** Description of the task **
Give back exactly the lines from the beginning of the listing below to the line holding "(0,0) rectangle (737,510);", both ends included; the pictures stay out.

** Records shown **

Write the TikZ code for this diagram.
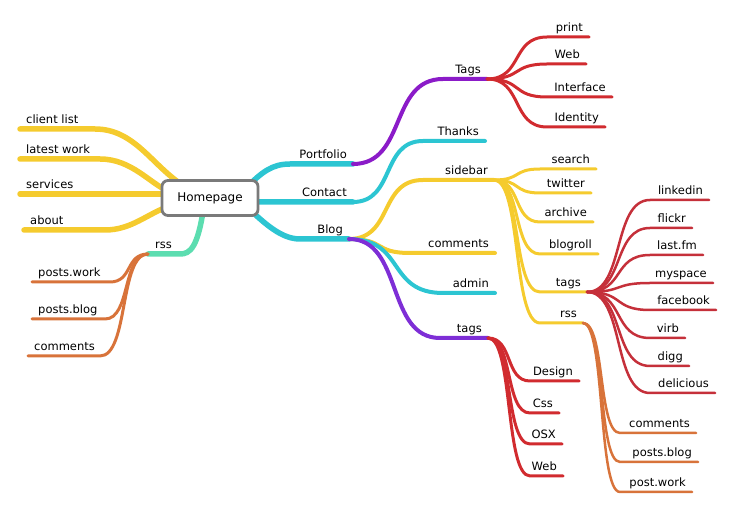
\documentclass[tikz,border=0pt]{standalone}
\usepackage{fontspec}
\setmainfont{DejaVu Sans}
\usetikzlibrary{calc}
\definecolor{cyanL}{HTML}{2CC5D2}
\definecolor{yellowL}{HTML}{F5CB2E}
\definecolor{purpleL}{HTML}{8B1BC8}
\definecolor{purpleM}{HTML}{7E2ED6}
\definecolor{redL}{HTML}{D12B2F}
\definecolor{redD}{HTML}{C5303A}
\definecolor{orangeL}{HTML}{D8733A}
\definecolor{mintL}{HTML}{5CDDB0}
\definecolor{boxgray}{HTML}{7A7A7A}
\tikzset{
  lbl/.style={font=\fontsize{11.5}{13}\selectfont, inner sep=0pt, text=black},
  lvA/.style={line width=5.5pt, line cap=round},
  lvB/.style={line width=4pt, line cap=round},
  lvC/.style={line width=3pt, line cap=round},
  lvD/.style={line width=2.5pt, line cap=round},
  homebox/.style={draw=boxgray, line width=2.8pt, rounded corners=6pt, fill=white,
     minimum width=96pt, minimum height=35pt, font=\fontsize{12}{14}\selectfont}
}
% right topic: name, x-start, x-end, y, text
\newcommand\rtopic[5]{%
  \coordinate (#1-a) at (#2,#4);
  \coordinate (#1-b) at (#3,#4);
  \node[lbl, anchor=base east] (#1) at (#3-6,#4-5) {#5};
}
% left topic: name, x-outer(left), x-inner(right), y, text
\newcommand\ltopic[5]{%
  \coordinate (#1-a) at (#3,#4);
  \coordinate (#1-b) at (#2,#4);
  \node[lbl, anchor=base west] (#1) at (#2+6,#4-5) {#5};
}
% link: style, parent coordinate, child name
\newcommand\mmlink[3]{%
  \draw[#1] let \p1=(#2), \p2=(#3-a) in
    (\p1) .. controls ({\x1+0.6*(\x2-\x1)},\y1) and ({\x2-0.6*(\x2-\x1)},\y2) .. (\p2) -- (#3-b);
}
\begin{document}
\begin{tikzpicture}[x=1pt,y=-1pt]
\useasboundingbox (0,0) rectangle (737,510);

% ---------- topics ----------
\ltopic{clientlist}{20}{95}{129}{client list}
\ltopic{latestwork}{20}{100}{159}{latest work}
\ltopic{services}{20}{110}{194}{services}
\ltopic{about}{24}{105}{230}{about}
\ltopic{rssL}{148}{180}{254}{}
\node[lbl, anchor=base west] (rssLt) at (155,249) {rss};
\ltopic{postsworkL}{32}{110}{282}{posts.work}
\ltopic{postsblogL}{32}{105}{319}{posts.blog}
\ltopic{commentsL}{28}{100}{356}{comments}

\rtopic{portfolio}{290}{353}{164}{Portfolio}
\rtopic{contact}{262}{353}{202}{Contact}
\rtopic{blog}{300}{349}{239}{Blog}

\rtopic{tagsP}{443}{487}{79}{Tags}
\rtopic{print}{547}{589}{37}{print}
\rtopic{webP}{547}{586}{64}{Web}
\rtopic{interface}{547}{612}{97}{Interface}
\rtopic{identity}{547}{605}{127}{Identity}

\rtopic{thanks}{423}{485}{141}{Thanks}

\rtopic{sidebar}{423}{494}{180}{sidebar}
\rtopic{search}{540}{596}{169}{search}
\rtopic{twitter}{540}{591}{193}{twitter}
\rtopic{archive}{540}{593}{222}{archive}
\rtopic{blogroll}{540}{598}{254}{blogroll}
\rtopic{tagsS}{540}{587}{292}{tags}
\rtopic{rssS}{540}{583}{323}{rss}

\rtopic{linkedin}{650}{709}{200}{linkedin}
\rtopic{flickr}{650}{692}{228}{flickr}
\rtopic{lastfm}{650}{703}{255}{last.fm}
\rtopic{myspace}{650}{713}{283}{myspace}
\rtopic{facebook}{650}{716}{310}{facebook}
\rtopic{virb}{650}{685}{338}{virb}
\rtopic{digg}{650}{689}{366}{digg}
\rtopic{delicious}{650}{715}{393}{delicious}

\rtopic{commentsS}{620}{696}{433}{comments}
\rtopic{postsblogS}{620}{698}{462}{posts.blog}
\rtopic{postworkS}{620}{692}{492}{post.work}

\rtopic{commentsB}{410}{495}{253}{comments}
\rtopic{admin}{443}{495}{293}{admin}
\rtopic{tagsB}{440}{488}{338}{tags}

\rtopic{design}{530}{579}{381}{Design}
\rtopic{css}{530}{559}{413}{Css}
\rtopic{osx}{530}{562}{444}{OSX}
\rtopic{webB}{530}{563}{476}{Web}

% ---------- links from Homepage ----------
\coordinate (hl1) at (184,186);
\coordinate (hl2) at (170,192);
\coordinate (hl3) at (172,194);
\coordinate (hl4) at (170,206);
\coordinate (hr1) at (246,188);
\coordinate (hr2) at (250,201);
\coordinate (hr3) at (246,206);
\coordinate (hb) at (204,205);
\draw[lvA, yellowL] (clientlist-b) -- (clientlist-a) .. controls (135,129) and (152,166) .. (hl1);
\draw[lvA, yellowL] (latestwork-b) -- (latestwork-a) .. controls (132,159) and (150,184) .. (hl2);
\draw[lvA, yellowL] (services-b) -- (services-a) -- (hl3);
\draw[lvA, yellowL] (about-b) -- (about-a) .. controls (132,230) and (148,213) .. (hl4);
\draw[lvA, cyanL] (hr1) .. controls (262,172) and (272,164) .. (portfolio-a) -- (portfolio-b);
\draw[lvA, cyanL] (hr2) -- (contact-a) -- (contact-b);
\draw[lvA, cyanL] (hr3) .. controls (266,225) and (282,239) .. (blog-a) -- (blog-b);
\draw[lvA, mintL] (hb) .. controls (198,248) and (190,254) .. (rssL-a) -- (rssL-b);

% ---------- second level ----------
\mmlink{lvC, orangeL}{rssL-b}{postsworkL}
\mmlink{lvC, orangeL}{rssL-b}{postsblogL}
\mmlink{lvC, orangeL}{rssL-b}{commentsL}

\mmlink{lvB, purpleL}{portfolio-b}{tagsP}
\mmlink{lvB, cyanL}{contact-b}{thanks}
\mmlink{lvB, yellowL}{blog-b}{sidebar}
\mmlink{lvB, yellowL}{blog-b}{commentsB}
\mmlink{lvB, cyanL}{blog-b}{admin}
\mmlink{lvB, purpleM}{blog-b}{tagsB}

% ---------- third level ----------
\mmlink{lvC, redL}{tagsP-b}{print}
\mmlink{lvC, redL}{tagsP-b}{webP}
\mmlink{lvC, redL}{tagsP-b}{interface}
\mmlink{lvC, redL}{tagsP-b}{identity}

\mmlink{lvC, yellowL}{sidebar-b}{search}
\mmlink{lvC, yellowL}{sidebar-b}{twitter}
\mmlink{lvC, yellowL}{sidebar-b}{archive}
\mmlink{lvC, yellowL}{sidebar-b}{blogroll}
\mmlink{lvC, yellowL}{sidebar-b}{tagsS}
\mmlink{lvC, yellowL}{sidebar-b}{rssS}

\mmlink{lvC, redL}{tagsB-b}{design}
\mmlink{lvC, redL}{tagsB-b}{css}
\mmlink{lvC, redL}{tagsB-b}{osx}
\mmlink{lvC, redL}{tagsB-b}{webB}

% ---------- fourth level ----------
\mmlink{lvD, redD}{tagsS-b}{linkedin}
\mmlink{lvD, redD}{tagsS-b}{flickr}
\mmlink{lvD, redD}{tagsS-b}{lastfm}
\mmlink{lvD, redD}{tagsS-b}{myspace}
\mmlink{lvD, redD}{tagsS-b}{facebook}
\mmlink{lvD, redD}{tagsS-b}{virb}
\mmlink{lvD, redD}{tagsS-b}{digg}
\mmlink{lvD, redD}{tagsS-b}{delicious}

\mmlink{lvD, orangeL}{rssS-b}{commentsS}
\mmlink{lvD, orangeL}{rssS-b}{postsblogS}
\mmlink{lvD, orangeL}{rssS-b}{postworkS}

% ---------- Homepage box ----------
\node[homebox] (home) at (210,198) {Homepage};
\end{tikzpicture}
\end{document}
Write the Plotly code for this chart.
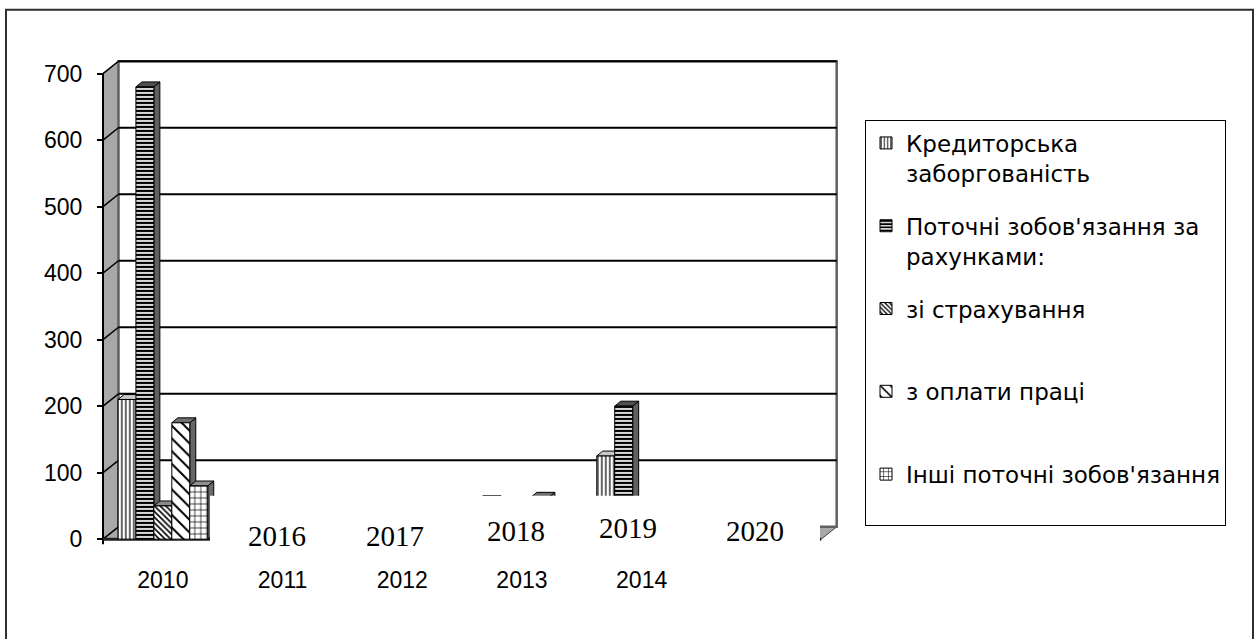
import plotly.graph_objects as go

# ---------------- data ----------------
categories = ["2010", "2011", "2012", "2013", "2014", ""]
series_names = [
    "Кредиторська<br>заборгованість",
    "Поточні зобов'язання за<br>рахунками:",
    "зі страхування<br> ",
    "з оплати праці<br> ",
    "Інші поточні зобов'язання<br> ",
]
kredytorska = [210, None, None, 58, 125, None]
potochni = [680, None, None, None, 200, None]
strakhuvannia = [50, None, None, None, None, None]
oplata_pratsi = [175, None, None, 63, None, None]
inshi = [80, None, None, None, None, None]
overlay_labels = ["2016", "2017", "2018", "2019", "2020"]
y_ticks = [0, 100, 200, 300, 400, 500, 600, 700]

series_values = [kredytorska, potochni, strakhuvannia, oplata_pratsi, inshi]

# ---------------- geometry / style ----------------
W, H = 1257, 639
PX_X = 119.7                 # px per category
PX_Y = 471.5 / 700.0         # px per value unit
X_RANGE = [-0.56, 5.66]
Y_RANGE = [-8, 725]
front_left_px = 103
front_bottom_px = 546
dom_x0 = front_left_px + (X_RANGE[0] + 0.5) * PX_X
dom_x1 = dom_x0 + (X_RANGE[1] - X_RANGE[0]) * PX_X
dom_y_bottom_px = front_bottom_px - (Y_RANGE[0]) * PX_Y
dom_y_top_px = dom_y_bottom_px - (Y_RANGE[1] - Y_RANGE[0]) * PX_Y
DX = 15.5 / PX_X             # 3D wall depth in x units
DY = 12.5 / PX_Y             # 3D wall depth in y units
BDX = 6 / PX_X               # bar depth
BDY = 5 / PX_Y

SERIF = "Liberation Serif"
LEGEND_FONT = "DejaVu Sans"
SANS = "Liberation Sans"

patterns = [
    dict(shape="|", size=4, solidity=0.3, bg="white"),
    dict(shape="-", size=4, solidity=0.5, bg="#d8d8d8"),
    dict(shape="\\", size=4, solidity=0.4, bg="white"),
    dict(shape="\\", size=9, solidity=0.22, bg="white"),
    dict(shape="+", size=6, solidity=0.22, bg="white"),
]
top_colors = ["#c8c8c8", "#505050", "#8a8a8a", "#707070", "#909090"]
side_colors = ["#808080", "#606060", "#777777", "#666666", "#6a6a6a"]

fig = go.Figure()
xs = list(range(len(categories)))
for i, (name, vals) in enumerate(zip(series_names, series_values)):
    p = patterns[i]
    fig.add_trace(go.Bar(
        x=xs, y=vals, name=name, legendgroup=f"g{i}",
        marker=dict(color="white", line=dict(color="black", width=1),
                    pattern=dict(shape=p["shape"], size=p["size"], solidity=p["solidity"],
                                 fgcolor="black", bgcolor=p["bg"], fillmode="replace")),
    ))

shapes = []
shapes.append(dict(type="rect", xref="paper", yref="paper", x0=6 / W, x1=1253 / W,
                   y0=-0.05, y1=1 - 10 / H, line=dict(color="#303030", width=2),
                   fillcolor="rgba(0,0,0,0)", layer="below"))
shapes.append(dict(type="path", xref="x", yref="y", layer="below",
                   path=f"M -0.5,0 L {-0.5+DX},{DY} L {-0.5+DX},{700+DY} L -0.5,700 Z",
                   fillcolor="#a8a8a8", line=dict(color="#404040", width=1)))
shapes.append(dict(type="path", xref="x", yref="y", layer="below",
                   path=f"M -0.5,0 L 5.5,0 L {5.5+DX},{DY} L {-0.5+DX},{DY} Z",
                   fillcolor="#a8a8a8", line=dict(color="#404040", width=1)))
shapes.append(dict(type="rect", xref="x", yref="y", layer="below",
                   x0=-0.5 + DX, x1=5.5 + DX, y0=DY, y1=700 + DY,
                   fillcolor="white", line=dict(color="#606060", width=2.5)))
for v in y_ticks:
    if v > 0:
        shapes.append(dict(type="line", xref="x", yref="y", layer="below",
                           x0=-0.5 + DX, x1=5.5 + DX, y0=v + DY, y1=v + DY,
                           line=dict(color="black", width=2)))
    shapes.append(dict(type="line", xref="x", yref="y", layer="below",
                       x0=-0.5, x1=-0.5 + DX, y0=v, y1=v + DY,
                       line=dict(color="black", width=1.5)))
shapes.append(dict(type="line", xref="x", yref="y", layer="between",
                   x0=-0.5, x1=-0.5, y0=-8, y1=700, line=dict(color="black", width=2)))
shapes.append(dict(type="line", xref="x", yref="y", layer="between",
                   x0=-0.5, x1=5.5, y0=0, y1=0, line=dict(color="#202020", width=3)))

for gi in xs:
    for i, vals in enumerate(series_values):
        v = vals[gi]
        if v is None:
            continue
        c = gi - 0.3 + 0.15 * i
        l, r = c - 0.075, c + 0.075
        shapes.append(dict(type="path", xref="x", yref="y", layer="between",
                           path=f"M {r},0 L {r},{v} L {r+BDX},{v+BDY} L {r+BDX},{BDY} Z",
                           fillcolor=side_colors[i], line=dict(color="black", width=1)))
        shapes.append(dict(type="path", xref="x", yref="y", layer="between",
                           path=f"M {l},{v} L {r},{v} L {r+BDX},{v+BDY} L {l+BDX},{v+BDY} Z",
                           fillcolor=top_colors[i], line=dict(color="black", width=1)))

shapes.append(dict(type="rect", xref="paper", yref="paper", layer="above",
                   x0=210 / W, x1=820 / W, y0=1 - 568 / H, y1=1 - 502 / H,
                   fillcolor="white", line=dict(width=0)))

overlay_pos = [(277, 543), (395, 543), (516, 538), (628, 535), (755, 538)]
annotations = []
for txt, (px, py) in zip(overlay_labels, overlay_pos):
    annotations.append(dict(text=txt, xref="paper", yref="paper", x=px / W, y=1 - py / H,
                            xanchor="center", yanchor="middle", showarrow=False,
                            font=dict(family=SERIF, size=29, color="black")))

fig.update_layout(
    width=W, height=H, margin=dict(l=0, r=0, t=0, b=0),
    font=dict(family=SERIF, color="black"),
    paper_bgcolor="white", plot_bgcolor="rgba(0,0,0,0)",
    barmode="group", bargap=0.25, bargroupgap=0,
    shapes=shapes, annotations=annotations,
    xaxis=dict(domain=[dom_x0 / W, dom_x1 / W], range=X_RANGE,
               tickvals=xs[:5], ticktext=categories[:5], showgrid=False, zeroline=False,
               showline=False, ticks="", anchor="free", position=1 - front_bottom_px / H,
               ticklabelstandoff=25,
               tickfont=dict(family=SANS, size=23, color="black")),
    yaxis=dict(domain=[1 - dom_y_bottom_px / H, 1 - dom_y_top_px / H], range=Y_RANGE,
               tickvals=y_ticks, showgrid=False, zeroline=False, showline=False,
               ticks="outside", ticklen=6, tickcolor="black", tickwidth=1.5,
               anchor="free", position=front_left_px / W, ticklabelstandoff=10,
               tickfont=dict(family=SANS, size=23, color="black")),
    legend=dict(x=865 / W, y=1 - 122 / H, xanchor="left", yanchor="top",
                bordercolor="black", borderwidth=1, bgcolor="white",
                font=dict(family=LEGEND_FONT, size=23, color="black"),
                valign="top", tracegroupgap=20, traceorder="grouped"),
    showlegend=True,
)

fig.write_html("out.html")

** Answer to the task **
Write the TikZ code for this diagram.
\documentclass[tikz,border=0pt]{standalone}
\usepackage{fontspec}
\setmainfont{DejaVu Sans}
\usetikzlibrary{calc}
\definecolor{cyanL}{HTML}{2CC5D2}
\definecolor{yellowL}{HTML}{F5CB2E}
\definecolor{purpleL}{HTML}{8B1BC8}
\definecolor{purpleM}{HTML}{7E2ED6}
\definecolor{redL}{HTML}{D12B2F}
\definecolor{redD}{HTML}{C5303A}
\definecolor{orangeL}{HTML}{D8733A}
\definecolor{mintL}{HTML}{5CDDB0}
\definecolor{boxgray}{HTML}{7A7A7A}
\tikzset{
  lbl/.style={font=\fontsize{11.5}{13}\selectfont, inner sep=0pt, text=black},
  lvA/.style={line width=5.5pt, line cap=round},
  lvB/.style={line width=4pt, line cap=round},
  lvC/.style={line width=3pt, line cap=round},
  lvD/.style={line width=2.5pt, line cap=round},
  homebox/.style={draw=boxgray, line width=2.8pt, rounded corners=6pt, fill=white,
     minimum width=96pt, minimum height=35pt, font=\fontsize{12}{14}\selectfont}
}
% right topic: name, x-start, x-end, y, text
\newcommand\rtopic[5]{%
  \coordinate (#1-a) at (#2,#4);
  \coordinate (#1-b) at (#3,#4);
  \node[lbl, anchor=base east] (#1) at (#3-6,#4-5) {#5};
}
% left topic: name, x-outer(left), x-inner(right), y, text
\newcommand\ltopic[5]{%
  \coordinate (#1-a) at (#3,#4);
  \coordinate (#1-b) at (#2,#4);
  \node[lbl, anchor=base west] (#1) at (#2+6,#4-5) {#5};
}
% link: style, parent coordinate, child name
\newcommand\mmlink[3]{%
  \draw[#1] let \p1=(#2), \p2=(#3-a) in
    (\p1) .. controls ({\x1+0.6*(\x2-\x1)},\y1) and ({\x2-0.6*(\x2-\x1)},\y2) .. (\p2) -- (#3-b);
}
\begin{document}
\begin{tikzpicture}[x=1pt,y=-1pt]
\useasboundingbox (0,0) rectangle (737,510);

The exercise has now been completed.